最後に、囚人たちは自由が欲しくて逃げたのではないのだろう。きっと、観客の前でのプレッシャーに耐えきれなくて逃げたのだと思う。それに、この囚人たちが逃げたことを題材にした演劇が作られ、上演されているという。そこんところが、なんて素晴らしいんだろうと思った。大舞台を成功させれば、刑務所を出た後の人生も変わってくるとは思うのだが、そもそも何らかの犯罪を犯して刑務所に入っているわけだから、人間は中々変わることができないということ。

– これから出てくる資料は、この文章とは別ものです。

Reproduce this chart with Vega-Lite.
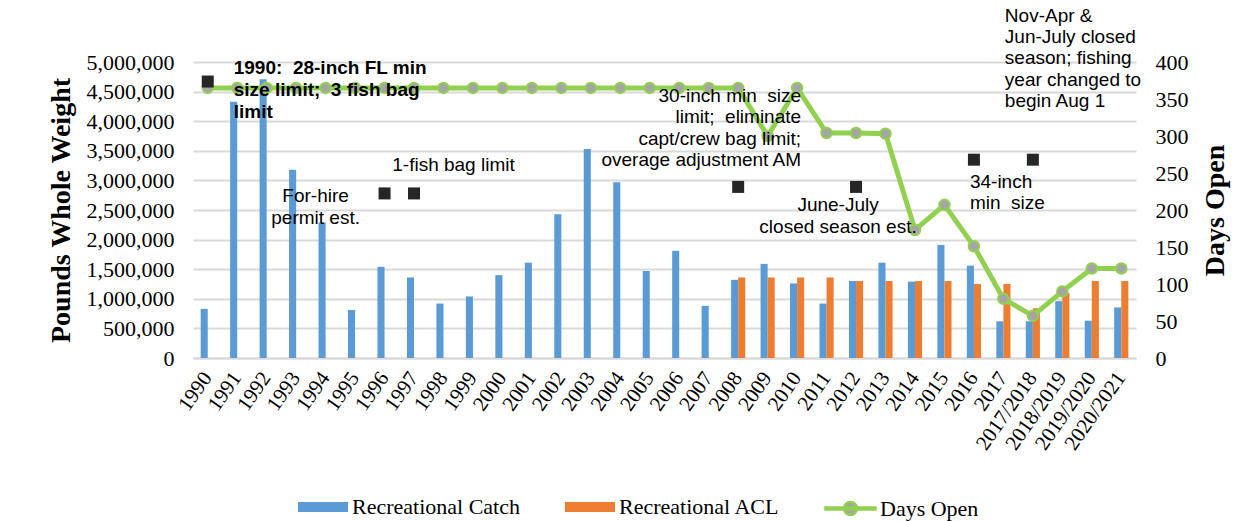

特に、公演後に酒飲んで全裸で騒いでいるのは、やりすぎですよ。自由になりたかったら、懲役を全うしろって話ですよ。それで、パリのオデオン座から公演依頼がきて、全裸で騒いで懲罰房に入れられたみんなも、なんとか集めて、最終公演に出演します。それに囚人たちは、最後の公演の直前に逃走するわけですが、やっぱりそうきたかと、いつか逃げ出すねという感じがしました。

ですが、ちょっと腑に落ちなかったのが、囚人たちが逃げ出して、エチエンヌが一人でこれまでの経緯を観客たちに話すわけですが、最後の一人芝居の位置づけ方も的外れの気がする。そこで観客たちから拍手喝さいを浴びます。これはどうして観客は拍手をしたのでしょうか。最後に逃走するような囚人たちを、これまでまとめ上げてきた彼に対する拍手なのでしょうかね。

それでも彼らの過去の犯罪に触れていないのが良かった。囚人たちがずっと外に出たいと待っていたことが、演劇公演で外へ出れることが、彼らの喜びだったのだろう。